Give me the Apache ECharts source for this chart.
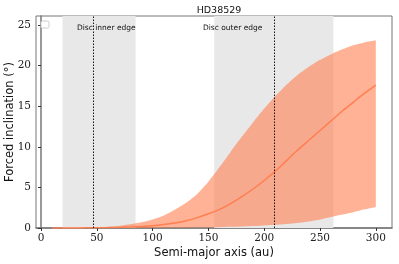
<!DOCTYPE html>
<html><head><meta charset="utf-8">
<script src="https://cdn.jsdelivr.net/npm/echarts@6/dist/echarts.min.js"></script>
<style>html,body{margin:0;padding:0;background:#fff}#c{width:399px;height:264px}</style>
</head><body><div id="c"></div>
<script>
var title = 'HD38529';
var xLabel = 'Semi-major axis (au)';
var yLabel = 'Forced inclination (°)';
var xTicks = [0, 50, 100, 150, 200, 250, 300];
var yTicks = [0, 5, 10, 15, 20, 25];
var semiMajor = [10,20,30,40,50,60,70,80,90,100,110,120,130,140,150,160,170,180,190,200,210,220,230,240,250,260,270,280,290,300];
var median = [0,0.005,0.01,0.02,0.03,0.05,0.08,0.13,0.2,0.28,0.42,0.62,0.9,1.28,1.75,2.3,3.0,3.85,4.8,5.85,7.0,8.3,9.6,10.8,12.0,13.2,14.4,15.5,16.6,17.6];
var upper = [0,0.01,0.02,0.05,0.08,0.14,0.25,0.45,0.7,1.05,1.55,2.25,3.1,4.2,5.7,7.5,9.4,11.25,13.0,14.7,16.25,17.65,18.85,19.85,20.7,21.4,22.0,22.5,22.85,23.1];
var lower = [0,0,0,0,0,0,0,0,0.005,0.01,0.015,0.02,0.03,0.05,0.07,0.1,0.14,0.19,0.25,0.32,0.4,0.5,0.62,0.8,1.05,1.35,1.65,1.95,2.3,2.6];
var discSpans = [[19.3, 84.7], [155.2, 262]];
var discEdges = [46.8, 209];
var edgeLabels = ['Disc inner edge', 'Disc outer edge'];

var chart = echarts.init(document.getElementById('c'), null, {renderer: 'canvas'});
var medData = semiMajor.map(function (x, i) { return [x, median[i]]; });
var bandData = semiMajor.map(function (x, i) { return [x, lower[i], upper[i]]; });
var tickFont = {fontFamily: 'DejaVu Serif', fontSize: 10.5, color: '#222'};
chart.setOption({
  animation: false,
  title: {text: title, left: 214, top: 1, textAlign: 'center',
    textStyle: {fontFamily: 'DejaVu Sans', fontSize: 9.5, fontWeight: 'normal', color: '#111'}},
  grid: {left: 36, right: 7, top: 16, bottom: 36, show: true, borderColor: '#777', borderWidth: 1,
    containLabel: false, outerBoundsMode: 'none'},
  xAxis: {type: 'value', min: -4.5, max: 314.5,
    name: xLabel, nameLocation: 'middle', nameGap: 19, nameMoveOverlap: false,
    nameTextStyle: {fontFamily: 'DejaVu Sans', fontSize: 11.5, color: '#111'},
    axisLine: {lineStyle: {color: '#777', width: 1.5}},
    axisTick: {show: true, length: 3, lineStyle: {color: '#333'}, customValues: xTicks},
    axisLabel: Object.assign({customValues: xTicks, margin: 5, hideOverlap: false}, tickFont),
    splitLine: {show: false}},
  yAxis: {type: 'value', min: 0, max: 26.1,
    name: yLabel, nameLocation: 'middle', nameGap: 20, nameMoveOverlap: false,
    nameTextStyle: {fontFamily: 'DejaVu Sans', fontSize: 11.5, color: '#111'},
    axisLine: {show: true, lineStyle: {color: '#777', width: 1.5}},
    axisTick: {show: true, length: 3, lineStyle: {color: '#333'}, customValues: yTicks},
    axisLabel: Object.assign({customValues: yTicks, margin: 5, hideOverlap: false}, tickFont),
    splitLine: {show: false}},
  series: [
    {type: 'custom', data: [0], silent: true, z: 3, clip: true,
      encode: {x: -1, y: -1},
      renderItem: function (params, api) {
        var up = [], lo = [];
        for (var i = 0; i < bandData.length; i++) {
          up.push(api.coord([bandData[i][0], bandData[i][2]]));
          lo.push(api.coord([bandData[i][0], bandData[i][1]]));
        }
        lo.reverse();
        var n = up.length;
        var pts = [up[0]].concat(up, [up[n - 1], lo[0]], lo, [lo[n - 1]]);
        return {type: 'polygon', shape: {points: pts, smooth: 0.2},
          style: {fill: 'rgba(255,127,80,0.6)'}};
      }},
    {type: 'line', data: medData, symbol: 'none', z: 4, smooth: 0.3,
      lineStyle: {color: '#ff7f50', width: 1.5},
      markArea: {silent: true, itemStyle: {color: '#e8e8e8'}, z: 1,
        data: discSpans.map(function (s) { return [{xAxis: s[0]}, {xAxis: s[1]}]; })},
      markLine: {silent: true, symbol: 'none', label: {show: false},
        lineStyle: {color: '#111', type: [1.5, 1.5], width: 1},
        data: discEdges.map(function (e) { return {xAxis: e}; })}}
  ],
  graphic: [
    {type: 'rect', shape: {x: 41, y: 21, width: 8, height: 7, r: 1.5},
      style: {fill: '#fff', stroke: '#ccc', lineWidth: 1}, z: 10},
    {type: 'text', left: 77, top: 24, style: {text: edgeLabels[0], font: '7.5px "DejaVu Sans"', fill: '#111'}, z: 10},
    {type: 'text', left: 203, top: 24, style: {text: edgeLabels[1], font: '7.5px "DejaVu Sans"', fill: '#111'}, z: 10}
  ]
});
</script></body></html>
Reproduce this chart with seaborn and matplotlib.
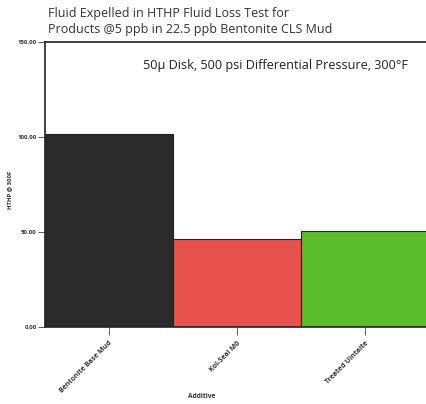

————

### WHAT NEEDS TO BE DONE
Do not include the images; transcribe the rest of the listing exactly.

### THE ANSWER
Give me the Apache ECharts source for this chart.
<!DOCTYPE html>
<html><head><meta charset="utf-8">
<script src="https://cdn.jsdelivr.net/npm/echarts@6/dist/echarts.min.js"></script>
<style>html,body{margin:0;padding:0;background:#fff}#c{width:399px;height:264px}</style>
</head><body><div id="c"></div>
<script>
var title = 'HD38529';
var xLabel = 'Semi-major axis (au)';
var yLabel = 'Forced inclination (°)';
var xTicks = [0, 50, 100, 150, 200, 250, 300];
var yTicks = [0, 5, 10, 15, 20, 25];
var semiMajor = [10,20,30,40,50,60,70,80,90,100,110,120,130,140,150,160,170,180,190,200,210,220,230,240,250,260,270,280,290,300];
var median = [0,0.005,0.01,0.02,0.03,0.05,0.08,0.13,0.2,0.28,0.42,0.62,0.9,1.28,1.75,2.3,3.0,3.85,4.8,5.85,7.0,8.3,9.6,10.8,12.0,13.2,14.4,15.5,16.6,17.6];
var upper = [0,0.01,0.02,0.05,0.08,0.14,0.25,0.45,0.7,1.05,1.55,2.25,3.1,4.2,5.7,7.5,9.4,11.25,13.0,14.7,16.25,17.65,18.85,19.85,20.7,21.4,22.0,22.5,22.85,23.1];
var lower = [0,0,0,0,0,0,0,0,0.005,0.01,0.015,0.02,0.03,0.05,0.07,0.1,0.14,0.19,0.25,0.32,0.4,0.5,0.62,0.8,1.05,1.35,1.65,1.95,2.3,2.6];
var discSpans = [[19.3, 84.7], [155.2, 262]];
var discEdges = [46.8, 209];
var edgeLabels = ['Disc inner edge', 'Disc outer edge'];

var chart = echarts.init(document.getElementById('c'), null, {renderer: 'canvas'});
var medData = semiMajor.map(function (x, i) { return [x, median[i]]; });
var bandData = semiMajor.map(function (x, i) { return [x, lower[i], upper[i]]; });
var tickFont = {fontFamily: 'DejaVu Serif', fontSize: 10.5, color: '#222'};
chart.setOption({
  animation: false,
  title: {text: title, left: 214, top: 1, textAlign: 'center',
    textStyle: {fontFamily: 'DejaVu Sans', fontSize: 9.5, fontWeight: 'normal', color: '#111'}},
  grid: {left: 36, right: 7, top: 16, bottom: 36, show: true, borderColor: '#777', borderWidth: 1,
    containLabel: false, outerBoundsMode: 'none'},
  xAxis: {type: 'value', min: -4.5, max: 314.5,
    name: xLabel, nameLocation: 'middle', nameGap: 19, nameMoveOverlap: false,
    nameTextStyle: {fontFamily: 'DejaVu Sans', fontSize: 11.5, color: '#111'},
    axisLine: {lineStyle: {color: '#777', width: 1.5}},
    axisTick: {show: true, length: 3, lineStyle: {color: '#333'}, customValues: xTicks},
    axisLabel: Object.assign({customValues: xTicks, margin: 5, hideOverlap: false}, tickFont),
    splitLine: {show: false}},
  yAxis: {type: 'value', min: 0, max: 26.1,
    name: yLabel, nameLocation: 'middle', nameGap: 20, nameMoveOverlap: false,
    nameTextStyle: {fontFamily: 'DejaVu Sans', fontSize: 11.5, color: '#111'},
    axisLine: {show: true, lineStyle: {color: '#777', width: 1.5}},
    axisTick: {show: true, length: 3, lineStyle: {color: '#333'}, customValues: yTicks},
    axisLabel: Object.assign({customValues: yTicks, margin: 5, hideOverlap: false}, tickFont),
    splitLine: {show: false}},
  series: [
    {type: 'custom', data: [0], silent: true, z: 3, clip: true,
      encode: {x: -1, y: -1},
      renderItem: function (params, api) {
        var up = [], lo = [];
        for (var i = 0; i < bandData.length; i++) {
          up.push(api.coord([bandData[i][0], bandData[i][2]]));
          lo.push(api.coord([bandData[i][0], bandData[i][1]]));
        }
        lo.reverse();
        var n = up.length;
        var pts = [up[0]].concat(up, [up[n - 1], lo[0]], lo, [lo[n - 1]]);
        return {type: 'polygon', shape: {points: pts, smooth: 0.2},
          style: {fill: 'rgba(255,127,80,0.6)'}};
      }},
    {type: 'line', data: medData, symbol: 'none', z: 4, smooth: 0.3,
      lineStyle: {color: '#ff7f50', width: 1.5},
      markArea: {silent: true, itemStyle: {color: '#e8e8e8'}, z: 1,
        data: discSpans.map(function (s) { return [{xAxis: s[0]}, {xAxis: s[1]}]; })},
      markLine: {silent: true, symbol: 'none', label: {show: false},
        lineStyle: {color: '#111', type: [1.5, 1.5], width: 1},
        data: discEdges.map(function (e) { return {xAxis: e}; })}}
  ],
  graphic: [
    {type: 'rect', shape: {x: 41, y: 21, width: 8, height: 7, r: 1.5},
      style: {fill: '#fff', stroke: '#ccc', lineWidth: 1}, z: 10},
    {type: 'text', left: 77, top: 24, style: {text: edgeLabels[0], font: '7.5px "DejaVu Sans"', fill: '#111'}, z: 10},
    {type: 'text', left: 203, top: 24, style: {text: edgeLabels[1], font: '7.5px "DejaVu Sans"', fill: '#111'}, z: 10}
  ]
});
</script></body></html>
Reproduce this chart with seaborn and matplotlib.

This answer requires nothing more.